There are three future directions we would like to propose. The first one is we believe inclusion of sleeping information (sleeping duration, sleeping quality, etc.) can be helpful in improving depressive episode detection performance. Existing literature [13] suggested sleeping disturbance and depressed mood are equivalently important and tied for the first place in discriminating less severe and more severe individuals. The sleeping information is not overlapped in neither symptom or time with daily affective states, as a result, it has a great potential be source of complementary features to the ones used in this study. The second is data of randomized clinical trials (RCTs) should be applied in future depressive episode model fitting. Because RCTs are usually better designed in randomization and confounder control and with frequently performed professional assessments.
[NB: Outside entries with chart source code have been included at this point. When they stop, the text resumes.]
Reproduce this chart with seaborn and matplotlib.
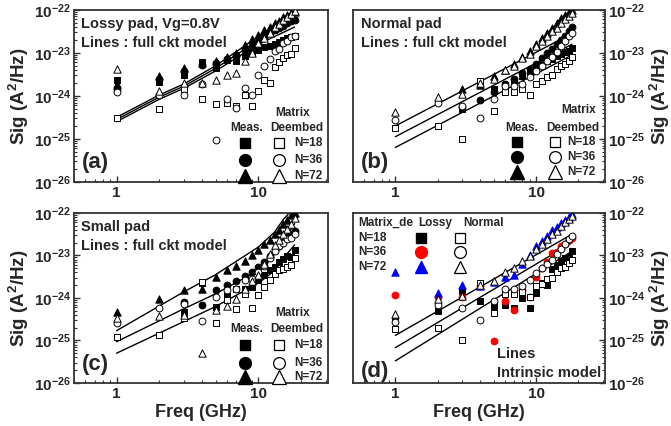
import numpy as np
import matplotlib
matplotlib.use("Agg")
import matplotlib.pyplot as plt
import seaborn as sns
from matplotlib.ticker import FixedLocator, FuncFormatter, NullFormatter

sns.set_style("ticks")
plt.rcParams['font.family'] = ['Liberation Sans', 'DejaVu Sans']
plt.rcParams['font.weight'] = 'bold'
plt.rcParams['axes.labelweight'] = 'bold'
plt.rcParams['mathtext.fontset'] = 'custom'
plt.rcParams['mathtext.rm'] = 'Liberation Sans:bold'
plt.rcParams['mathtext.bf'] = 'Liberation Sans:bold'
plt.rcParams['mathtext.it'] = 'Liberation Sans:bold'

NaN = np.nan
freq = list(range(1, 19))

# ---- values, as log10(Sig) ----
# (a) Lossy pad
a_meas18 = [-23.64, -23.67, -23.51, -23.22, -23.36, -23.16, -23.20, -23.07, -23.01, -22.93, -22.87, -22.83, -22.80, -22.76, -22.71, -22.66, -22.64, -22.60]
a_meas36 = [-23.84, -23.61, -23.43, -23.28, -23.24, -23.15, -23.05, -22.93, -22.84, -22.74, -22.64, -22.55, -22.48, -22.43, -22.38, -22.31, -22.27, -22.23]
a_meas72 = [-23.72, -23.55, -23.36, -23.24, -23.19, -23.09, -23.01, -22.82, -22.68, -22.58, -22.46, -22.39, -22.31, -22.25, -22.17, -22.12, -22.08, -22.04]
a_de18 = [-24.52, -24.31, -23.84, -24.07, -24.19, -24.16, -24.23, -23.99, -24.23, -23.88, -23.64, -23.69, -23.32, -23.22, -23.12, -23.05, -23.03, -22.89]
a_de36 = [-23.92, -23.98, -23.98, -23.72, -25.02, -24.08, -24.29, -23.82, -23.98, -23.51, -23.30, -23.15, -22.95, -22.91, -22.78, -22.72, -22.64, -22.60]
a_de72 = [-23.38, -23.88, -23.69, -23.71, -23.63, -23.51, -23.46, -23.19, -23.00, -22.78, -22.65, -22.54, -22.40, -22.33, -22.24, -22.16, -22.09, -22.02]
a_line_f = [1, 2, 3, 5, 10, 18]
a_line_top = [-24.50, -23.98, -23.72, -23.30, -22.62, -22.05]
a_line_mid = [-24.55, -24.03, -23.77, -23.36, -22.71, -22.22]
a_line_bot = [-24.60, -24.08, -23.82, -23.42, -22.80, -22.40]

# (b) Normal pad
b_meas18 = [NaN, NaN, -24.30, -23.65, -23.85, -23.75, -23.65, -23.55, -23.45, -23.35, -23.28, -23.20, -23.15, -23.08, -23.02, -22.98, -22.95, -22.88]
b_meas36 = [NaN, NaN, -24.25, -24.10, -23.90, -23.72, -23.60, -23.48, -23.38, -23.25, -23.12, -23.00, -22.90, -22.80, -22.70, -22.60, -22.50, -22.40]
b_meas72 = [NaN, NaN, -23.85, -23.75, -23.55, -23.40, -23.25, -23.10, -22.95, -22.80, -22.65, -22.55, -22.42, -22.30, -22.20, -22.12, -22.05, -22.00]
b_de18 = [-24.74, -24.70, -25.00, -23.65, -24.36, -23.90, -23.90, -23.85, -23.97, -23.72, -23.66, -23.56, -23.52, -23.38, -23.30, -23.27, -23.18, -23.10]
b_de36 = [-24.57, -24.16, -24.23, -24.52, -24.07, -23.78, -23.78, -23.72, -23.57, -23.42, -23.30, -23.20, -23.10, -22.97, -22.85, -22.72, -22.62, -22.55]
b_de72 = [-24.38, -24.03, -23.96, -23.70, -23.60, -23.40, -23.30, -23.12, -23.02, -22.85, -22.72, -22.62, -22.50, -22.42, -22.30, -22.22, -22.15, -22.08]
b_line_f = [1, 18]
b_line_top = [-24.70, -22.55]
b_line_mid = [-24.95, -22.80]
b_line_bot = [-25.20, -23.05]

# (c) Small pad
c_meas18 = [NaN, NaN, -24.33, -23.65, -24.21, -23.95, -23.78, -23.80, -23.74, -23.57, -23.47, -23.35, -23.28, -23.16, -23.08, -23.02, -23.04, -22.88]
c_meas36 = [NaN, NaN, -24.10, -24.17, -23.82, -23.70, -23.60, -23.49, -23.39, -23.27, -23.15, -23.02, -22.88, -22.78, -22.68, -22.57, -22.49, -22.42]
c_meas72 = [-24.32, -24.03, -23.82, -23.78, -23.50, -23.35, -23.25, -23.13, -22.99, -22.86, -22.74, -22.63, -22.49, -22.41, -22.27, -22.16, -22.05, -22.00]
c_de18 = [-24.92, -24.88, -24.46, -23.62, -24.59, -24.04, -24.25, -23.90, -24.24, -23.94, -23.74, -23.57, -23.44, -23.33, -23.31, -23.27, -23.22, -23.05]
c_de36 = [-24.59, -24.23, -24.13, -24.54, -23.98, -23.82, -23.80, -23.58, -23.55, -23.39, -23.25, -23.07, -22.90, -22.78, -22.70, -22.62, -22.60, -22.49]
c_de72 = [-24.46, -24.43, -24.40, -25.29, -24.29, -24.20, -24.02, -23.80, -23.60, -23.45, -23.20, -22.96, -22.76, -22.64, -22.49, -22.37, -22.25, -22.11]
c_line_top_f = [1, 3, 5, 10, 13, 15, 16.5]
c_line_top = [-24.77, -23.85, -23.45, -22.80, -22.45, -22.15, -22.00]
c_line_f = [1, 3, 5, 10, 12, 14, 16, 18]
c_line_mid = [-25.03, -24.25, -23.90, -23.35, -23.12, -22.82, -22.52, -22.25]
c_line_bot = [-25.30, -24.55, -24.20, -23.65, -23.45, -23.20, -22.95, -22.75]

# (d) de-embedded lossy vs normal, intrinsic model lines
d_line_f = [1, 18]
d_line_top = [-24.88, -22.50]
d_line_mid = [-25.17, -22.70]
d_line_bot = [-25.48, -22.90]

# axis ticks
x_major = [1, 10]
x_minor = [0.5, 0.6, 0.7, 0.8, 0.9, 2, 3, 4, 5, 6, 7, 8, 9, 20, 30]
y_exponents = [-26, -25, -24, -23, -22]

panel_titles = {"a": ["Lossy pad, Vg=0.8V", "Lines : full ckt model"],
                "b": ["Normal pad", "Lines : full ckt model"],
                "c": ["Small pad", "Lines : full ckt model"]}
n_labels = ["N=18", "N=36", "N=72"]
markers = ["s", "o", "^"]

fig = plt.figure(figsize=(6.71, 4.26), dpi=100)
ax_a = fig.add_axes([0.110, 0.573, 0.379, 0.404])
ax_b = fig.add_axes([0.526, 0.573, 0.376, 0.404])
ax_c = fig.add_axes([0.110, 0.101, 0.379, 0.399])
ax_d = fig.add_axes([0.526, 0.101, 0.376, 0.399])

SIZES = {"s": 20, "o": 24, "^": 28}


def pts(ax, logs, marker, face, edge="black", z=3):
    y = np.power(10.0, np.array(logs, dtype=float))
    sns.scatterplot(x=freq, y=y, ax=ax, marker=marker, color=face, edgecolor=edge,
                    s=SIZES[marker], linewidth=0.7, legend=False, zorder=z)


def fit(ax, fx, logs):
    sns.lineplot(x=fx, y=np.power(10.0, np.array(logs)), ax=ax, color="black",
                 linewidth=1.0, estimator=None, legend=False, zorder=2)


def setup(ax, right=False, xlabel=False):
    ax.set_xscale("log")
    ax.set_yscale("log")
    ax.set_xlim(0.5, 31)
    ax.set_ylim(1e-26, 1e-22)
    ax.xaxis.set_major_locator(FixedLocator(x_major))
    ax.xaxis.set_major_formatter(FuncFormatter(lambda v, p: f"{v:g}"))
    ax.xaxis.set_minor_locator(FixedLocator(x_minor))
    ax.xaxis.set_minor_formatter(NullFormatter())
    y_major = [10.0 ** e for e in y_exponents]
    y_minor = [k * 10.0 ** e for e in y_exponents[:-1] for k in range(2, 10)]
    ax.yaxis.set_major_locator(FixedLocator(y_major))
    ax.yaxis.set_major_formatter(FuncFormatter(
        lambda v, p: r"$10^{%d}$" % int(np.round(np.log10(v)))))
    ax.yaxis.set_minor_locator(FixedLocator(y_minor))
    ax.yaxis.set_minor_formatter(NullFormatter())
    ax.tick_params(which="both", direction="in", top=False, color="#333333")
    ax.tick_params(which="major", length=4, width=1.0)
    ax.tick_params(which="minor", length=2, width=0.8)
    ax.tick_params(axis="x", labelsize=11, pad=3)
    ax.tick_params(axis="y", labelsize=11, pad=2)
    if right:
        ax.yaxis.tick_right()
        ax.yaxis.set_label_position("right")
        ax.tick_params(axis="y", which="both", left=False, right=True)
    else:
        ax.tick_params(axis="y", which="both", right=False, left=True)
    ax.set_ylabel("Sig (A$^2$/Hz)", fontsize=13.5, labelpad=2)
    if xlabel:
        ax.set_xlabel("Freq (GHz)", fontsize=13, labelpad=2)
    else:
        ax.set_xlabel("")
    for sp in ax.spines.values():
        sp.set_linewidth(1.3)
        sp.set_color("#333333")


def meas_legend(ax, xf, xo, xt, rows, hdr):
    for m, yy, lab in zip(markers, rows, n_labels):
        ms = {"s": 7.5, "o": 8.5, "^": 9.5}[m]
        ax.plot([xf], [yy], marker=m, ms=ms, color="black", ls="none",
                transform=ax.transAxes, clip_on=False, zorder=5)
        ax.plot([xo], [yy], marker=m, ms=ms, mfc="white", mec="black", mew=0.9, ls="none",
                transform=ax.transAxes, clip_on=False, zorder=5)
        ax.text(xt, yy, lab, transform=ax.transAxes, ha="left", va="center", fontsize=8.5)
    (mx, my), (meax, meay), (dex, dey) = hdr
    ax.text(mx, my, "Matrix", transform=ax.transAxes, ha="center", va="center", fontsize=8.5)
    ax.text(meax, meay, "Meas.", transform=ax.transAxes, ha="center", va="center", fontsize=8.5)
    ax.text(dex, dey, "Deembed", transform=ax.transAxes, ha="center", va="center", fontsize=8.5)


def titles(ax, key):
    t1, t2 = panel_titles[key]
    ax.text(0.03, 0.919, t1, transform=ax.transAxes, ha="left", va="center", fontsize=10.5)
    ax.text(0.03, 0.806, t2, transform=ax.transAxes, ha="left", va="center", fontsize=10.5)


for ax, lines in [(ax_a, [(a_line_f, a_line_top), (a_line_f, a_line_mid), (a_line_f, a_line_bot)]),
                  (ax_b, [(b_line_f, b_line_top), (b_line_f, b_line_mid), (b_line_f, b_line_bot)]),
                  (ax_c, [(c_line_top_f, c_line_top), (c_line_f, c_line_mid), (c_line_f, c_line_bot)]),
                  (ax_d, [(d_line_f, d_line_top), (d_line_f, d_line_mid), (d_line_f, d_line_bot)])]:
    for fx, lv in lines:
        fit(ax, fx, lv)

for ax, meas, de in [(ax_a, [a_meas18, a_meas36, a_meas72], [a_de18, a_de36, a_de72]),
                     (ax_b, [b_meas18, b_meas36, b_meas72], [b_de18, b_de36, b_de72]),
                     (ax_c, [c_meas18, c_meas36, c_meas72], [c_de18, c_de36, c_de72])]:
    for m, v in zip(markers, meas):
        pts(ax, v, m, "black", z=3)
    for m, v in zip(markers, de):
        pts(ax, v, m, "white", z=4)

# (d): lossy de-embedded (filled, coloured) vs normal de-embedded (open)
d_colors = ["black", "red", "blue"]
for m, v, c in zip(markers, [a_de18, a_de36, a_de72], d_colors):
    pts(ax_d, v, m, c, edge=c, z=3)
for m, v in zip(markers, [b_de18, b_de36, b_de72]):
    pts(ax_d, v, m, "white", z=4)

setup(ax_a)
setup(ax_b, right=True)
setup(ax_c, xlabel=True)
setup(ax_d, right=True, xlabel=True)

titles(ax_a, "a")
titles(ax_b, "b")
titles(ax_c, "c")

meas_legend(ax_a, 0.673, 0.807, 0.865, [0.227, 0.128, 0.035],
            [(0.86, 0.40), (0.68, 0.314), (0.875, 0.314)])
meas_legend(ax_b, 0.65, 0.80, 0.85, [0.234, 0.145, 0.06],
            [(0.895, 0.42), (0.67, 0.316), (0.87, 0.316)])
meas_legend(ax_c, 0.673, 0.807, 0.865, [0.224, 0.12, 0.037],
            [(0.86, 0.41), (0.68, 0.32), (0.875, 0.32)])

for ax, lab, yy in [(ax_a, "(a)", 0.11), (ax_b, "(b)", 0.11), (ax_c, "(c)", 0.106), (ax_d, "(d)", 0.07)]:
    ax.text(0.03, yy, lab, transform=ax.transAxes, ha="left", va="center", fontsize=16)

# (d) legend block
ax_d.text(0.02, 0.943, "Matrix_de", transform=ax_d.transAxes, ha="left", va="center", fontsize=8.5)
ax_d.text(0.258, 0.943, "Lossy", transform=ax_d.transAxes, ha="left", va="center", fontsize=8.5)
ax_d.text(0.437, 0.943, "Normal", transform=ax_d.transAxes, ha="left", va="center", fontsize=8.5)
for m, yy, lab, c in zip(markers, [0.851, 0.772, 0.684], n_labels, d_colors):
    ms = {"s": 7, "o": 8.5, "^": 9}[m]
    ax_d.text(0.02, yy, lab, transform=ax_d.transAxes, ha="left", va="center", fontsize=8.5)
    ax_d.plot([0.269], [yy], marker=m, ms=ms, color=c, ls="none", transform=ax_d.transAxes, zorder=5)
    ax_d.plot([0.425], [yy], marker=m, ms=ms, mfc="white", mec="black", mew=0.9, ls="none",
              transform=ax_d.transAxes, zorder=5)
ax_d.text(0.57, 0.17, "Lines", transform=ax_d.transAxes, ha="left", va="center", fontsize=10.5)
ax_d.text(0.57, 0.06, "Intrinsic model", transform=ax_d.transAxes, ha="left", va="center", fontsize=10.5)

fig.savefig("out.png", dpi=100)
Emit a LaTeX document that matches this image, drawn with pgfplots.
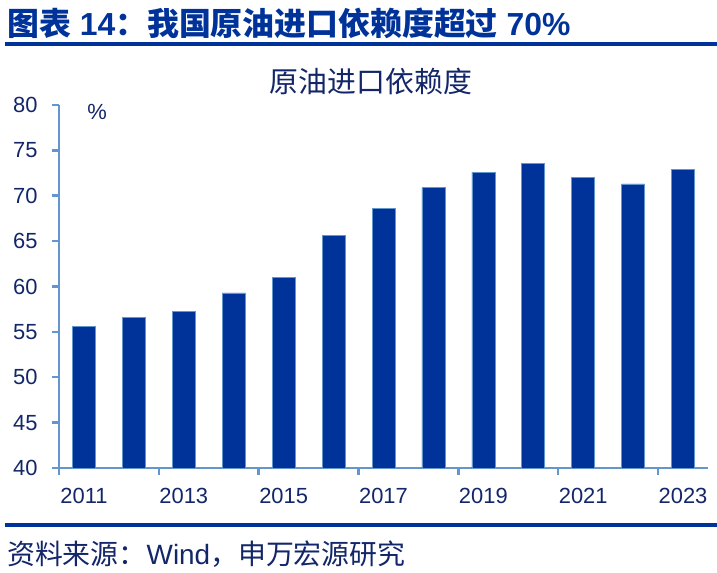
\documentclass[border=0pt]{standalone}
\usepackage{pgfplots}
\pgfplotsset{compat=1.18}
\usepackage{fontspec}
\setmainfont{Liberation Sans}
\newfontfamily\cjk{Noto Sans CJK SC}
\definecolor{barblue}{RGB}{0,51,153}
\definecolor{axisblue}{RGB}{98,150,205}
\definecolor{navy}{RGB}{18,38,105}

\begin{document}
\begin{tikzpicture}
% heading
\node[anchor=west, text=barblue, inner sep=0pt, font=\fontsize{32}{34}\selectfont\bfseries]
  at (7bp,550bp) {{\cjk 图表} 14{\cjk ：我国原油进口依赖度超过} 70\%};
\draw[barblue, line width=3.5bp] (5bp,529bp) -- (717bp,529bp);
% chart title
\node[text=navy, inner sep=0pt, font=\cjk\fontsize{29}{31}\selectfont]
  at (371bp,492bp) {原油进口依赖度};

\begin{axis}[
  at={(59bp,105bp)}, anchor=south west,
  scale only axis, width=649bp, height=363bp,
  xmin=-0.5, xmax=12.5,
  ymin=40, ymax=80,
  ytick={40,45,...,80},
  xtick={-0.5,1.5,...,11.5},
  xticklabels={2011,2013,2015,2017,2019,2021,2023},
  x tick label style={xshift=24.96bp, yshift=-10bp},
  y tick label style={xshift=-11bp},
  axis x line*=bottom, axis y line*=left,
  axis line style={axisblue, line width=2.5bp},
  tick align=outside, major tick length=7bp,
  tick style={axisblue, line width=2.5bp},
  ticklabel style={font=\fontsize{22}{24}\selectfont, text=navy},
  /pgf/number format/assume math mode=true,
  ybar, bar width=23bp,
]
\addplot[fill=barblue, draw=axisblue, line width=0.6bp] coordinates {
(0,55.6) (1,56.6) (2,57.3) (3,59.3) (4,61.0) (5,65.6) (6,68.6)
(7,70.9) (8,72.6) (9,73.6) (10,72.0) (11,71.3) (12,72.9)
};
\end{axis}
\node[text=navy, inner sep=0pt, font=\fontsize{22}{24}\selectfont] at (97bp,461bp) {\%};

% source
\draw[barblue, line width=3.5bp] (5bp,48bp) -- (717bp,48bp);
\node[anchor=west, text=navy, inner sep=0pt, font=\fontsize{28}{30}\selectfont]
  at (7bp,19bp) {{\cjk 资料来源：}Wind{\cjk ，申万宏源研究}};

\pgfresetboundingbox
\path[use as bounding box] (0,0) rectangle (717bp,573bp);
\end{tikzpicture}
\end{document}
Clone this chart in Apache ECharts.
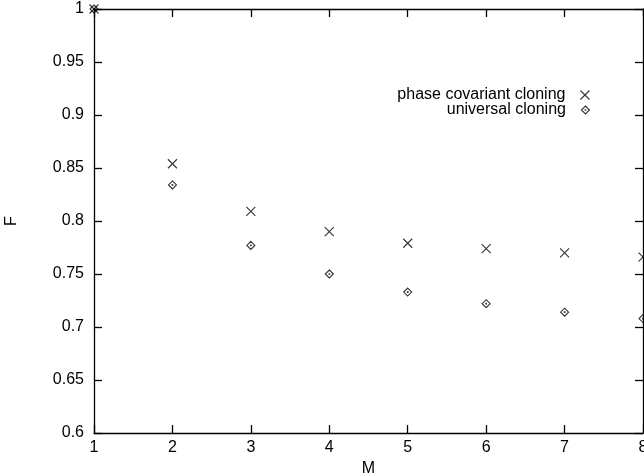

All these conditions are helpful in fitting models with better performance. The third one is, inspired by lately published study report[54], how demographic information, especially age, to be applied in the similar approach as this study should be further explored.
Conclusion
This article proposed a 2-level structured machine-learning-based depressive episode detection framework. RRI derived features were employed to fit daily affective experience models. With the time-series output of these models, depressive episode deep learning models were fitted. The best model achieved an average accuracy of 77% and a maximum accuracy of 88%. Minimal number of data source and data quality was used to meet the demand of most launched budget-friendly smartwatches. We validated the technical route of using micro-level symptoms to approach the diagnoses in macro-level in depressive episode, and believe this can be generalized to greater mental health application. DMV was recognized to be a potential critical role in depressed and health participants differentiation. Individually normalization for RRI derived features can significantly improve daily affective states prediction accuracy. Future study should be focused on integrating sleep information with current features and employing data from RCTs to promote classification performance.
ACKNOWLEDGMENTS
All adult subjects and parents of minor subjects gave their informed consent for inclusion before they participated in the study. The study was conducted in accordance with the Declaration of Helsinki, and the protocol was approved by the Ethics Committee of Institute of Psychology, Chinese Academy of Sciences.